Congress enacted the IDEA in order to "ensure that all children with disabilities have available to them a free appropriate public education that emphasizes special education and related services designed to meet their unique needs and prepare them for employment and independent living." 20 U.S.C. § 1400(d)(1)(A). In order to receive federal funds under the Act, school districts must adopt procedures to ensure the appropriate educational placement of disabled students and develop comprehensive plans for meeting the students' special educational needs. See id. §§ 1413, 1414. Parents who object to their child's "identification, evaluation, or educational placement" are entitled to an "impartial due process hearing," id. §§ 1415(b)(6), (f)(1), where they have a right to the assistance of counsel, the presentation of evidence, the cross-examination of witnesses, a written record and, ultimately, a written decision. Id. § 1415(h)(1)-(4). "Any party aggrieved by the findings and decision" of a hearing officer has "the right to bring a civil action with respect to the complaint presented . . . in any State court of competent jurisdiction or in a district court of the United States, without regard to the amount in controversy." Id. § 1415(i)(2)(A).

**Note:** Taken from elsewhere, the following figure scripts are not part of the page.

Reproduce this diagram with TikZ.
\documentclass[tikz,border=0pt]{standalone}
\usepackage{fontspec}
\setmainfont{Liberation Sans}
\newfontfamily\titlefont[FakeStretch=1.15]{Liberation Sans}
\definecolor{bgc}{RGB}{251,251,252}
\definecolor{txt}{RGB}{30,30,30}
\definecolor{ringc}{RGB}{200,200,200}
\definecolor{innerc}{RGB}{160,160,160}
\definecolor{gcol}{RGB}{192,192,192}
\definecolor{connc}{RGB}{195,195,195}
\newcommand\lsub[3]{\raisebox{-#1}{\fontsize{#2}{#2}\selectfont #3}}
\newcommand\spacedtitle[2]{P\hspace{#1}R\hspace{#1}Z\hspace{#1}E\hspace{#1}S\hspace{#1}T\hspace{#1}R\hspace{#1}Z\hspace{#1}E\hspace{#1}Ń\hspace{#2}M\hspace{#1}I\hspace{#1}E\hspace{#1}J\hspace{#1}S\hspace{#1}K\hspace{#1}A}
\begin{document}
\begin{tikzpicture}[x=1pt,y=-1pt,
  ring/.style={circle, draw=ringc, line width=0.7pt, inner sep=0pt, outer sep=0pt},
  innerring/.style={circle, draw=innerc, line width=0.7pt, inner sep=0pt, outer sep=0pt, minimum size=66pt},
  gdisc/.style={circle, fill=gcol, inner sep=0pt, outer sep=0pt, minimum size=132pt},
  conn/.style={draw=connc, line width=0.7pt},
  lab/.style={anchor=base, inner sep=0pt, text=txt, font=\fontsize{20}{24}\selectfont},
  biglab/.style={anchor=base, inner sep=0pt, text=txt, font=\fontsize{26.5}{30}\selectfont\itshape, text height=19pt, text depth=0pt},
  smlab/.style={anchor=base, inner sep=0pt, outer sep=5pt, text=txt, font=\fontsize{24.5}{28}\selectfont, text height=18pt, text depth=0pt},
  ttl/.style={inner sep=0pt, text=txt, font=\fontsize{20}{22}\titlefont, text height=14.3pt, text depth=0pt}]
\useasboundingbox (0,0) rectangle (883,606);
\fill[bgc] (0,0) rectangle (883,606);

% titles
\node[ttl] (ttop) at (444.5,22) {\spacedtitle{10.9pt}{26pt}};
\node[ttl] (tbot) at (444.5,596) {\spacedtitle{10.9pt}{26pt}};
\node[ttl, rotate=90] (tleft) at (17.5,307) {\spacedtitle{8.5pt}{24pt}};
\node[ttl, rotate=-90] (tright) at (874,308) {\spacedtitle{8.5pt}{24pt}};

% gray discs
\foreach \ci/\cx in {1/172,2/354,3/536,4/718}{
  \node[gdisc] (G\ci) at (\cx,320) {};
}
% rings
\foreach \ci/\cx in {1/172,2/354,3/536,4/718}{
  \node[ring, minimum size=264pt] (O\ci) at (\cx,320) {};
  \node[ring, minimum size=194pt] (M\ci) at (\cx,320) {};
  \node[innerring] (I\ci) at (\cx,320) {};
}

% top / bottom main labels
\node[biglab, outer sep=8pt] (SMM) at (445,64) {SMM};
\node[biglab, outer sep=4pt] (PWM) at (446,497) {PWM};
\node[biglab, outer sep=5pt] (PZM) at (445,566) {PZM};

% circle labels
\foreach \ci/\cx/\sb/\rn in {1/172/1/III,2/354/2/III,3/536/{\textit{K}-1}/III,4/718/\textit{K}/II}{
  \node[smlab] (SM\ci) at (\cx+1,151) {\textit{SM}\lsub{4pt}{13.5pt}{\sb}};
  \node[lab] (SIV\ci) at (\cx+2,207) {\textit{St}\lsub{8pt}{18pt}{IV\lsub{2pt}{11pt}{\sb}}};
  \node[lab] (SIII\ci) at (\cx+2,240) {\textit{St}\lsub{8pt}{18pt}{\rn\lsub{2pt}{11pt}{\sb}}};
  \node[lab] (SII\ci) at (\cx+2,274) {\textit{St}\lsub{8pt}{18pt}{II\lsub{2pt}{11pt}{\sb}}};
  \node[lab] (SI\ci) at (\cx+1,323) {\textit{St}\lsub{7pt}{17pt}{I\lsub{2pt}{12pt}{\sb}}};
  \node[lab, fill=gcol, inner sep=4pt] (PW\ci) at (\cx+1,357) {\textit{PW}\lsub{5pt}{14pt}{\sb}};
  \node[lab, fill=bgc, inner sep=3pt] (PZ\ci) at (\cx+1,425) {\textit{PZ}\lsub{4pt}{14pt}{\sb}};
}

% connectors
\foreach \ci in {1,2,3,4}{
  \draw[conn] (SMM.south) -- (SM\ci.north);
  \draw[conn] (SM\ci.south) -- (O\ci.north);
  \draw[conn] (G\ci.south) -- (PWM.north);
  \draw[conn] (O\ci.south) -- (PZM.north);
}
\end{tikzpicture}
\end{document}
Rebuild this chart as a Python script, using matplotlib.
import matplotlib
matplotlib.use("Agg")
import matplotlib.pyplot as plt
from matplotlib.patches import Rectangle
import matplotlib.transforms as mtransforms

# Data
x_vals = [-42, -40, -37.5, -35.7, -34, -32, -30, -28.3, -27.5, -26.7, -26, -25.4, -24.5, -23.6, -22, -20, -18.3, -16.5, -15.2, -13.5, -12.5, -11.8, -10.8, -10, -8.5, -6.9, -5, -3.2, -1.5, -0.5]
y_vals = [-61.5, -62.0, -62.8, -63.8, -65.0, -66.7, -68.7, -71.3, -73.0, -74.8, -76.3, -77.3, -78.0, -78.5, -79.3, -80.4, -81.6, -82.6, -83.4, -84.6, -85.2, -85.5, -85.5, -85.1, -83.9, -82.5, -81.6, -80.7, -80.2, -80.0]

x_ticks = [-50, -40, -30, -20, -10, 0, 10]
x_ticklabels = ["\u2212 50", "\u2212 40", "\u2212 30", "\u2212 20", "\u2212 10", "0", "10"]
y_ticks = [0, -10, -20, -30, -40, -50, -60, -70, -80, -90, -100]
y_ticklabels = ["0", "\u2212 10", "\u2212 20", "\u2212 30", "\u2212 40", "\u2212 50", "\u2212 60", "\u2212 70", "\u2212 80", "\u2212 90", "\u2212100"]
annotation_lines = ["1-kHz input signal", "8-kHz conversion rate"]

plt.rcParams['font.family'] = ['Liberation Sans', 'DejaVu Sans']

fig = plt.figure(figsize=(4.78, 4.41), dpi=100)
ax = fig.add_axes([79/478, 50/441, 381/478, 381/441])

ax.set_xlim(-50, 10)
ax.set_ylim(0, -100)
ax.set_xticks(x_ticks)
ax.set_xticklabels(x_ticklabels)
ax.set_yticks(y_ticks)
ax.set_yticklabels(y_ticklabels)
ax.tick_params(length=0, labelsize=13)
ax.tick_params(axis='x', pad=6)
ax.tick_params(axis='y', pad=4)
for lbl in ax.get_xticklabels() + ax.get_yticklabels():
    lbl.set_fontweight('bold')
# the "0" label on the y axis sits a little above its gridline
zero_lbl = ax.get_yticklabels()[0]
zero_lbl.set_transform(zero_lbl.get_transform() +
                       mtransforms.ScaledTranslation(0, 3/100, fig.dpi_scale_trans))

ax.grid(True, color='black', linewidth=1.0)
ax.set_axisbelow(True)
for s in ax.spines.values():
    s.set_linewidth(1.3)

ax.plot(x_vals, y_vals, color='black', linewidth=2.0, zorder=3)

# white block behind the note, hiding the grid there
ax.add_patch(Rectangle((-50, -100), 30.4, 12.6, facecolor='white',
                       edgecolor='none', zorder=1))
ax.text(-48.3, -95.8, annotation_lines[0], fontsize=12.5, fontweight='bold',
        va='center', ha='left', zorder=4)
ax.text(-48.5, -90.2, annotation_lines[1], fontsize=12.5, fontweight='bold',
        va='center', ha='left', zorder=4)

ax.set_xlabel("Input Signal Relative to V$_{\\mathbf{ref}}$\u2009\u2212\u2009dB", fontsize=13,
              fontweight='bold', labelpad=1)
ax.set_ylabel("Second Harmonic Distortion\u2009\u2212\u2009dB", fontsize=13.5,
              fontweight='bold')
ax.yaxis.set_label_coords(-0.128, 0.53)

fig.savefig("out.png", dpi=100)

As originally enacted, the IDEA failed to provide a limitations period for actions challenging state administrative determinations under Section 1415. See 866 F.2d at 462. The D.C. Circuit addressed this silence in Spiegler v. District of Columbia, noting that "federal courts may 'borrow' [a statute of limitations] from an analogous state cause of action . . . [w]hen Congress has not established [one] for a federal cause of action . . . , provided that the state limitations period is not inconsistent with underlying federal policies." Id. at 463. Two alternatives were presented to the Court: the thirty-day limitations period of D.C. Court of Appeals Rule 15(a), which governs petitions for review of agency orders, and the three-year window of D.C. Code § 12-301(8), which governs all actions "for which a limitation is not otherwise specifically prescribed[.]" Id. at 464. "In the absence of further guidance from Congress or the District of Columbia City Council," the D.C. Circuit concluded that "civil actions under the [IDEA] should be governed by the 30-day local limitations period of . . . Rule 15(a)." Id. at 469.

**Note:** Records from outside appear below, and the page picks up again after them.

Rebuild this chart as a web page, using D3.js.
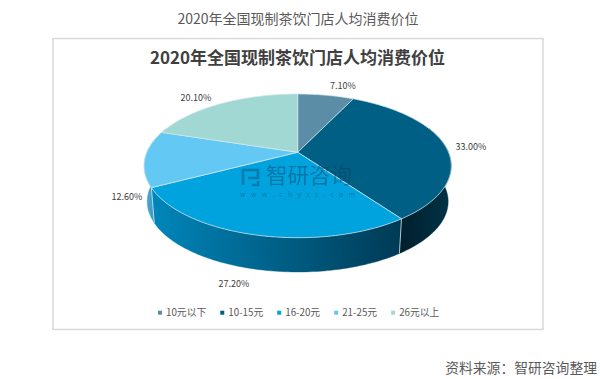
<!DOCTYPE html>
<html>
<head>
<meta charset="utf-8">
<script src="https://cdn.jsdelivr.net/npm/d3@7"></script>
<style>
    html, body { margin: 0; padding: 0; background: #fff; }
    svg { display: block; }
    text { font-family: "Noto Sans CJK SC", "Open Sans", sans-serif; }
</style>
</head>
<body>
<div id="chart"></div>
<script>
// data
const categories = ["10元以下", "10-15元", "16-20元", "21-25元", "26元以上"];
const shares = [7.1, 33.0, 27.2, 12.6, 20.1];
const shareLabels = ["7.10%", "33.00%", "27.20%", "12.60%", "20.10%"];
const colors = ["#5b8ea6", "#005f84", "#00a3de", "#63c9f4", "#a1d8d3"];
const sideColors = [
    ["#3d7187", "#3d7187"],
    ["#001f2d", "#013346"],
    ["#0086ba", "#003a55"],
    ["#4aa6cf", "#2f8fb8"],
    ["#7fb5b0", "#7fb5b0"]
];
// label centres, excel places these by hand so they don't follow a formula
const labelPos = [[343, 86], [471, 147], [234, 284], [127, 197], [196, 98]];

const chartTitle = "2020年全国现制茶饮门店人均消费价位";
const sourceText = "资料来源：智研咨询整理";

let width = 600, height = 379;

let svg = d3.select("#chart").append("svg")
    .attr("width", width)
    .attr("height", height);

// page title and frame
svg.append("text")
    .attr("x", 298).attr("y", 24)
    .attr("text-anchor", "middle")
    .attr("font-size", 14)
    .attr("fill", "#595959")
    .text(chartTitle);

svg.append("rect")
    .attr("x", 53).attr("y", 38.5)
    .attr("width", 490).attr("height", 291)
    .attr("fill", "#fff")
    .attr("stroke", "#d9d9d9")
    .attr("stroke-width", 1.5);

svg.append("text")
    .attr("x", 297.5).attr("y", 64)
    .attr("text-anchor", "middle")
    .attr("font-size", 17)
    .attr("font-weight", 700)
    .attr("fill", "#404040")
    .text(chartTitle);

// perspective of the tilted disc, fitted on the outline of the pie
const cx = 297.7, cy = 152.3;
const k = 0.1886, sx = 150.8, sy = 69.3;
const depth = 36, bottomScale = 0.98;

// angle is clockwise from 12 o'clock, t = 0 top face, 1 bottom face
function project(angle, r, t) {
    let X = Math.sin(angle) * r;
    let Y = -Math.cos(angle) * r;
    let w = 1 - k * Y;
    let f = t ? bottomScale : 1;
    return [cx + f * sx * X / w, cy + (t ? depth : 0) + f * sy * Y / w];
}

let pie = d3.pie().sort(null).value(d => d);
let slices = pie(shares);
let line = d3.line();

function arcPoints(a0, a1, t) {
    let n = Math.max(2, Math.ceil(Math.abs(a1 - a0) / 0.02));
    return d3.range(n + 1).map(i => project(a0 + (a1 - a0) * i / n, 1, t));
}

let defs = svg.append("defs");
sideColors.forEach((c, i) => {
    let grad = defs.append("linearGradient")
        .attr("id", "side" + i)
        .attr("x1", "0%").attr("x2", "100%")
        .attr("y1", "0%").attr("y2", "0%");
    grad.append("stop").attr("offset", "0%").attr("stop-color", c[0]);
    grad.append("stop").attr("offset", "100%").attr("stop-color", c[1]);
});

// sides first, the top face covers whatever is behind it
const sideFrom = Math.PI * 0.38, sideTo = Math.PI * 1.62;
let sides = slices.map((d, i) => ({
    i: i,
    a0: Math.max(d.startAngle, sideFrom),
    a1: Math.min(d.endAngle, sideTo)
})).filter(d => d.a1 > d.a0);

svg.append("g").selectAll("path")
    .data(sides)
    .enter().append("path")
    .attr("d", d => line(arcPoints(d.a0, d.a1, 0).concat(arcPoints(d.a1, d.a0, 1))) + "Z")
    .attr("fill", d => `url(#side${d.i})`)
    .attr("stroke", d => `url(#side${d.i})`)
    .attr("stroke-width", 0.4);

// light seams on the side
svg.append("g").selectAll("line")
    .data(slices.slice(1, 3))
    .enter().append("line")
    .attr("x1", d => project(d.endAngle, 1, 0)[0])
    .attr("y1", d => project(d.endAngle, 1, 0)[1])
    .attr("x2", d => project(d.endAngle, 1, 1)[0])
    .attr("y2", d => project(d.endAngle, 1, 1)[1])
    .attr("stroke", "#cfe3ea")
    .attr("stroke-width", 0.8);

// top face
svg.append("g").selectAll("path")
    .data(slices)
    .enter().append("path")
    .attr("d", d => line([project(0, 0, 0)].concat(arcPoints(d.startAngle, d.endAngle, 0))) + "Z")
    .attr("fill", (d, i) => colors[i])
    .attr("stroke", "#d5e8ec")
    .attr("stroke-width", 0.7)
    .attr("stroke-linejoin", "round");

// value labels
svg.append("g").selectAll("text")
    .data(shareLabels)
    .enter().append("text")
    .attr("x", (d, i) => labelPos[i][0])
    .attr("y", (d, i) => labelPos[i][1] + 3)
    .attr("text-anchor", "middle")
    .attr("font-family", "'Open Sans', sans-serif")
    .attr("font-size", 9)
    .attr("fill", "#404040")
    .text(d => d);

// watermark
let mark = svg.append("g").attr("fill", "#0a3f63").attr("fill-opacity", 0.45);
mark.append("text")
    .attr("x", 266).attr("y", 183)
    .attr("font-size", 21.5)
    .text("智研咨询");
mark.append("text")
    .attr("x", 240).attr("y", 197)
    .attr("font-family", "'Open Sans', sans-serif")
    .attr("font-size", 7)
    .attr("letter-spacing", 5.2)
    .text("www.chyxx.com");
mark.append("path")
    .attr("fill", "none")
    .attr("stroke", "#0a3f63")
    .attr("stroke-opacity", 0.4)
    .attr("stroke-width", 2.6)
    .attr("d", "M243 185V170H258V178H248M252 185H258V181");

// legend, walks along the row using the real text widths
let legend = svg.append("g");
let legendX = 158;
categories.forEach((c, i) => {
    legend.append("rect")
        .attr("x", legendX).attr("y", 310.7)
        .attr("width", 4).attr("height", 4)
        .attr("fill", colors[i]);
    let label = legend.append("text")
        .attr("x", legendX + 8).attr("y", 316)
        .attr("font-size", 9.8)
        .attr("fill", "#595959")
        .text(c);
    legendX += 8 + label.node().getComputedTextLength() + 14;
});

// source
svg.append("text")
    .attr("x", 597).attr("y", 372.5)
    .attr("text-anchor", "end")
    .attr("font-size", 13.8)
    .attr("fill", "#595959")
    .text(sourceText);
</script>
</body>
</html>
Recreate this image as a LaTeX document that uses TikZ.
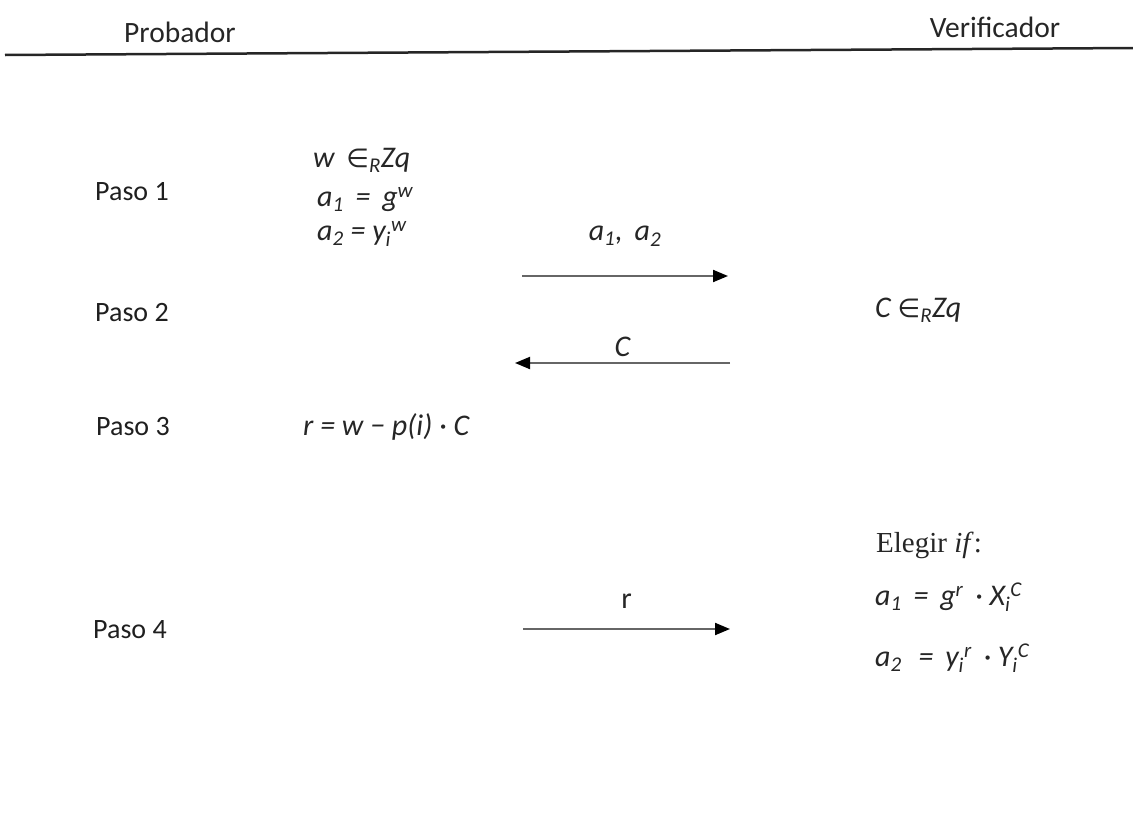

With the Individuals with Disabilities Education Improvement Act of 2004, Pub. L. No. 108-446, 118 Stat. 2647 (2004), Congress offered further guidance. Under § 1415(i)(2)(B) of the amended statute, a party challenging a hearing officer's determination has "90 days from the date of the decision of the hearing officer to bring such an action, or, if the State has an explicit time limitation for bringing such action under th[e] subchapter, in such time as the State law allows." Id. § 1415(i)(2)(B). Resolution of defendants' motion turns on the interpretation of this provision. According to plaintiffs, "there is no explicit provision in D.C. law that specifies the time period for appealing a decision of a hearing officer under the IDEA[,]" so the ninety-day limitations period now provided by Congress controls. (Pls.' Opp'n at 2-3.) In response, defendants rely on Spiegler and argue for a thirty-day rule. (Defs.' Rep. at 1-2.)

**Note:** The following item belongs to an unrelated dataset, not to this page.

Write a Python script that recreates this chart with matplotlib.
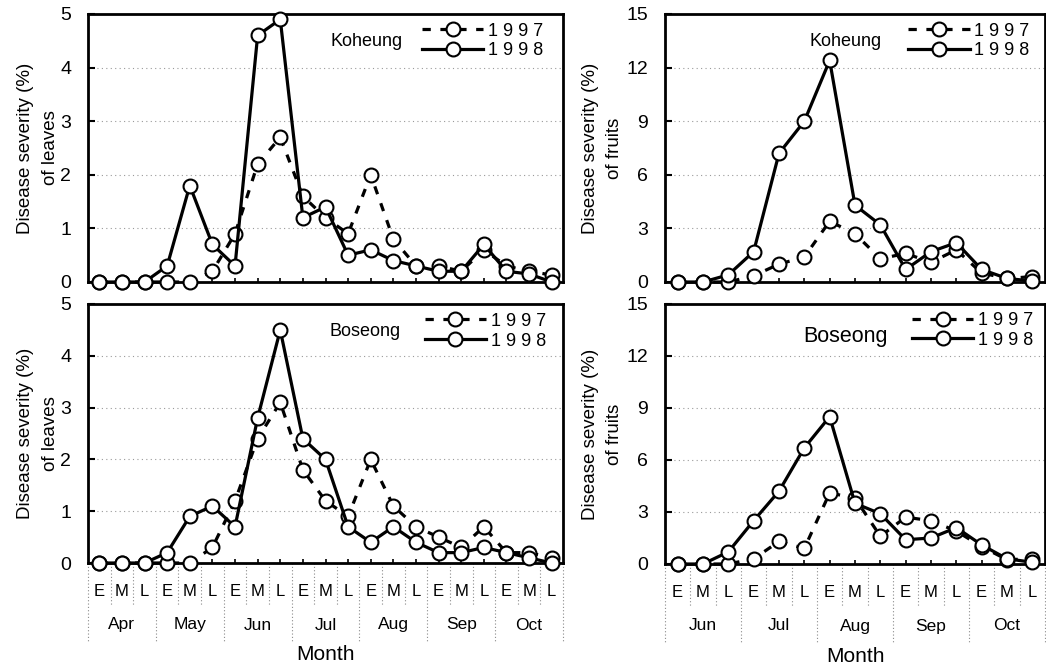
import matplotlib
matplotlib.use("Agg")
import matplotlib.pyplot as plt
import matplotlib.transforms as mtransforms
import numpy as np

plt.rcParams['font.family'] = ['Liberation Sans', 'DejaVu Sans']

# ---------------- data ----------------
months_leaf = ['Apr', 'May', 'Jun', 'Jul', 'Aug', 'Sep', 'Oct']
months_fruit = ['Jun', 'Jul', 'Aug', 'Sep', 'Oct']
periods = ['E', 'M', 'L']

leaf_koheung_1997 = [0, 0, 0, 0, 0, 0.2, 0.9, 2.2, 2.7, 1.6, 1.2, 0.9, 2.0, 0.8, 0.3, 0.3, 0.2, 0.6, 0.3, 0.2, 0.13]
leaf_koheung_1998 = [0, 0, 0, 0.3, 1.8, 0.7, 0.3, 4.6, 4.9, 1.2, 1.4, 0.5, 0.6, 0.4, 0.3, 0.2, 0.2, 0.7, 0.2, 0.15, 0.0]
leaf_boseong_1997 = [0, 0, 0, 0, 0, 0.3, 1.2, 2.4, 3.1, 1.8, 1.2, 0.9, 2.0, 1.1, 0.7, 0.5, 0.3, 0.7, 0.2, 0.2, 0.1]
leaf_boseong_1998 = [0, 0, 0, 0.2, 0.9, 1.1, 0.7, 2.8, 4.5, 2.4, 2.0, 0.7, 0.4, 0.7, 0.4, 0.2, 0.2, 0.3, 0.2, 0.1, 0.0]

fruit_koheung_1997 = [0, 0, 0, 0.35, 1.0, 1.4, 3.4, 2.7, 1.3, 1.6, 1.1, 1.8, 0.5, 0.2, 0.3]
fruit_koheung_1998 = [0, 0, 0.4, 1.7, 7.2, 9.0, 12.4, 4.3, 3.2, 0.7, 1.7, 2.2, 0.7, 0.2, 0.05]
fruit_boseong_1997 = [0, 0, 0, 0.3, 1.3, 0.9, 4.1, 3.8, 1.6, 2.7, 2.5, 1.9, 1.0, 0.25, 0.3]
fruit_boseong_1998 = [0, 0, 0.7, 2.5, 4.2, 6.7, 8.5, 3.5, 2.9, 1.4, 1.5, 2.1, 1.1, 0.3, 0.1]

leaf_yticks = [0, 1, 2, 3, 4, 5]
fruit_yticks = [0, 3, 6, 9, 12, 15]
year_labels = ['1 9 9 7', '1 9 9 8']

W, H = 1046, 666
fig = plt.figure(figsize=(W / 100, H / 100), dpi=100)


def px_axes(x0, y0, x1, y1):
    return fig.add_axes([x0 / W, 1 - y1 / H, (x1 - x0) / W, (y1 - y0) / H])


ax_tl = px_axes(88, 14, 563, 282)
ax_tr = px_axes(665, 14, 1045, 282)
ax_bl = px_axes(88, 304, 563, 563)
ax_br = px_axes(665, 304, 1045, 564)


def draw_panel(ax, months, y97, y98, yticks, ylabel, site, site_pos, site_fs,
               leg_anchor, label_x, bottom):
    n = len(months) * 3
    x = np.arange(n)
    l97, = ax.plot(x, y97, color='black', lw=2.3, linestyle=(0, (2.6, 3.0)),
                   marker='o', ms=10, mfc='white', mec='black', mew=1.5,
                   clip_on=False, zorder=3, label=year_labels[0])
    l98, = ax.plot(x, y98, color='black', lw=2.3, linestyle='-',
                   marker='o', ms=10, mfc='white', mec='black', mew=1.5,
                   clip_on=False, zorder=4, label=year_labels[1])
    ax.set_xlim(-0.5, n - 0.5)
    ax.set_ylim(yticks[0], yticks[-1])
    ax.set_yticks(yticks)
    ax.set_yticklabels([str(t) for t in yticks], fontsize=14)
    ax.set_xticks(x)
    for s in ax.spines.values():
        s.set_linewidth(2.0)
    ax.tick_params(axis='y', direction='in', length=5, width=1.5, pad=12,
                   right=False)
    ax.tick_params(axis='x', direction='in', length=3, width=1.2, top=False)
    ax.yaxis.grid(True, linestyle=(0, (1, 3)), color='#9a9a9a', lw=0.8)
    ax.set_axisbelow(True)
    ax.set_ylabel(ylabel, fontsize=13.5, linespacing=1.55)
    ax.yaxis.set_label_coords(label_x, 0.5)
    ax.text(site_pos[0], site_pos[1], site, transform=ax.transAxes,
            ha='center', va='center', fontsize=site_fs)
    ax.legend(handles=[l97, l98], loc='upper left', bbox_to_anchor=leg_anchor,
              frameon=False, fontsize=13, handlelength=3.4, handletextpad=0.25,
              labelspacing=0.15, borderpad=0, borderaxespad=0, numpoints=1)
    if bottom:
        ax.set_xticklabels(periods * len(months), fontsize=12)
        ax.tick_params(axis='x', pad=15)
        blend = mtransforms.blended_transform_factory(ax.transData, ax.transAxes)
        hpx = ax.bbox.height
        for i, m in enumerate(months):
            ax.text(3 * i + 1, -62 / hpx, m, transform=blend, ha='center',
                    va='center', fontsize=12.5)
        xs = np.arange(-0.5, n, 1.0)
        for xv in xs:
            k = int(round(xv + 0.5))
            if k % 3 == 0:
                y_end = -80 / hpx
            else:
                y_end = -42 / hpx
            ax.plot([xv, xv], [0, y_end], transform=blend, clip_on=False,
                    color='#8a8a8a', lw=0.8, linestyle=(0, (1, 2)))
        ax.text(0.5, -92 / hpx, 'Month', transform=ax.transAxes, ha='center',
                va='center', fontsize=15)
    else:
        ax.set_xticklabels([])


draw_panel(ax_tl, months_leaf, leaf_koheung_1997, leaf_koheung_1998, leaf_yticks,
           'Disease severity (%)\nof leaves', 'Koheung', (0.587, 0.896), 13,
           (0.703, 0.968), -0.062, False)
draw_panel(ax_bl, months_leaf, leaf_boseong_1997, leaf_boseong_1998, leaf_yticks,
           'Disease severity (%)\nof leaves', 'Boseong', (0.583, 0.892), 13,
           (0.709, 0.966), -0.062, True)
draw_panel(ax_tr, months_fruit, fruit_koheung_1997, fruit_koheung_1998, fruit_yticks,
           'Disease severity (%)\nof fruits', 'Koheung', (0.476, 0.896), 13,
           (0.64, 0.968), -0.11, False)
draw_panel(ax_br, months_fruit, fruit_boseong_1997, fruit_boseong_1998, fruit_yticks,
           'Disease severity (%)\nof fruits', 'Boseong', (0.474, 0.876), 15.5,
           (0.65, 0.969), -0.11, True)

fig.savefig('out.png', dpi=100)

Defendants position must be rejected. While D.C. Court of Appeals Rule 15(a) continues to provide that a petition for review of an agency decision or order "must be filed within 30 days after notice is given[,]" the provision is no longer of relevance. As amended, Section 1415 allows actions challenging a hearing officer's determination to be brought "in such time as the State law allows" only where "the State has an explicit time limitation for bringing such action under th[e] subchapter" of the IDEA providing for such appeals. 20 U.S.C. § 1415(i)(2)(B); see also P.S. v. Princeton Reg'l Sch. Bd. of Educ., 2006 WL 38938, *1 (D.N.J. 2006) (indicating that the ninety-day limitation period of Section 1415(i)(2)(B) superceded the Circuit's previously two- year limit); Farzana K., M.D. v. Indiana Dep't of Educ., 2005 WL 3501703, *6 n.2 (N.D. Ind. 2005) (indicating that the ninety-day limitations period of Section 1415(i)(2)(B) would be inapplicable due to the Indiana's statute of limitations "for all appeals take from the Board of Special Education[] Appeals"). Defendants have failed to identify any such explicit limitation. The ninety-day window of § 1415(i)(2)(B) therefore applies. By its own terms, Spiegler requires nothing else, the silence it addressed having been replaced by a clear word from Congress.

Because plaintiffs filed their complaint within ninety days of the challenged determination, their claim is not time barred. Defendants' Motion to Dismiss will therefore be DENIED.